On est parfois effleurés par le doute. Les ultrariches sont-ils aussi étroitement cupides que leur légende noire ? «Comment ils sont en vrai ?» est-on tenté de se demander. En vrai, Arnault est-il aussi tyrannique que le héros invisible du film Merci Patron de François Ruffin, ou que le «riche con» de la fameuse une de Libé de 2012, quand le même, là aussi pour raisons fiscales, avait déjà manifesté une velléité de s’expatrier en Belgique ? Il peut nous arriver, tout gauchistes primaires douchés à la bureaucratie que nous sommes, de leur laisser le bénéfice du doute.

Eh bien voilà.
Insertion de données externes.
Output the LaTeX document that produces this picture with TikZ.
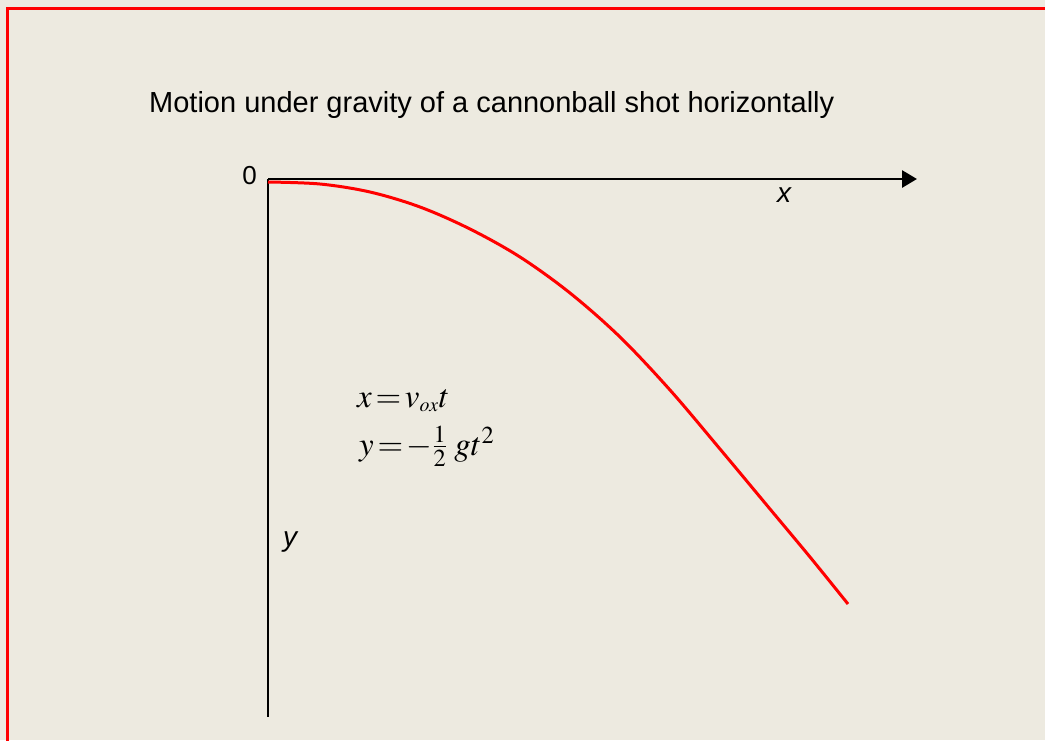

Vive le vent ! L’époque est à sortir du bois. A lâcher ses coups contre «les impôts» et les «bureaucrates» engraissés aux impôts. A s’arracher de l’attraction du «On ne peut plus rien dire». Open bar pour tous les appétits, c’est maintenant ou jamais. «Nous sommes à un moment de bascule. Il dit sûrement quelque chose qu’il n’aurait pas dit il y a deux ans. Le camp d’en face est en train de comprendre qu’ils sont en train de perdre», salue en connaisseur Pascal Praud sur Europe 1. Se lâcher aussi, comme François Bayrou dans un autre registre, contre les inspecteurs de la biodiversité, les magistrats qui ont condamné Marine Le Pen, ou contre la «submersion» migratoire. Le «vent d’optimisme» qui souffle des Amériques arrache les girouettes, ouvre grandes les bouches, et offre la jungle aux appétits des prédateurs. Submersion migratoire, submersion fiscale, même combat.

Révélation : l’hyper riche est bien conforme à sa légende noire, parfaitement indifférent au sort national, ne voyant pas plus loin que son résultat annuel, et les dividendes de ses actionnaires. Merci Bernard.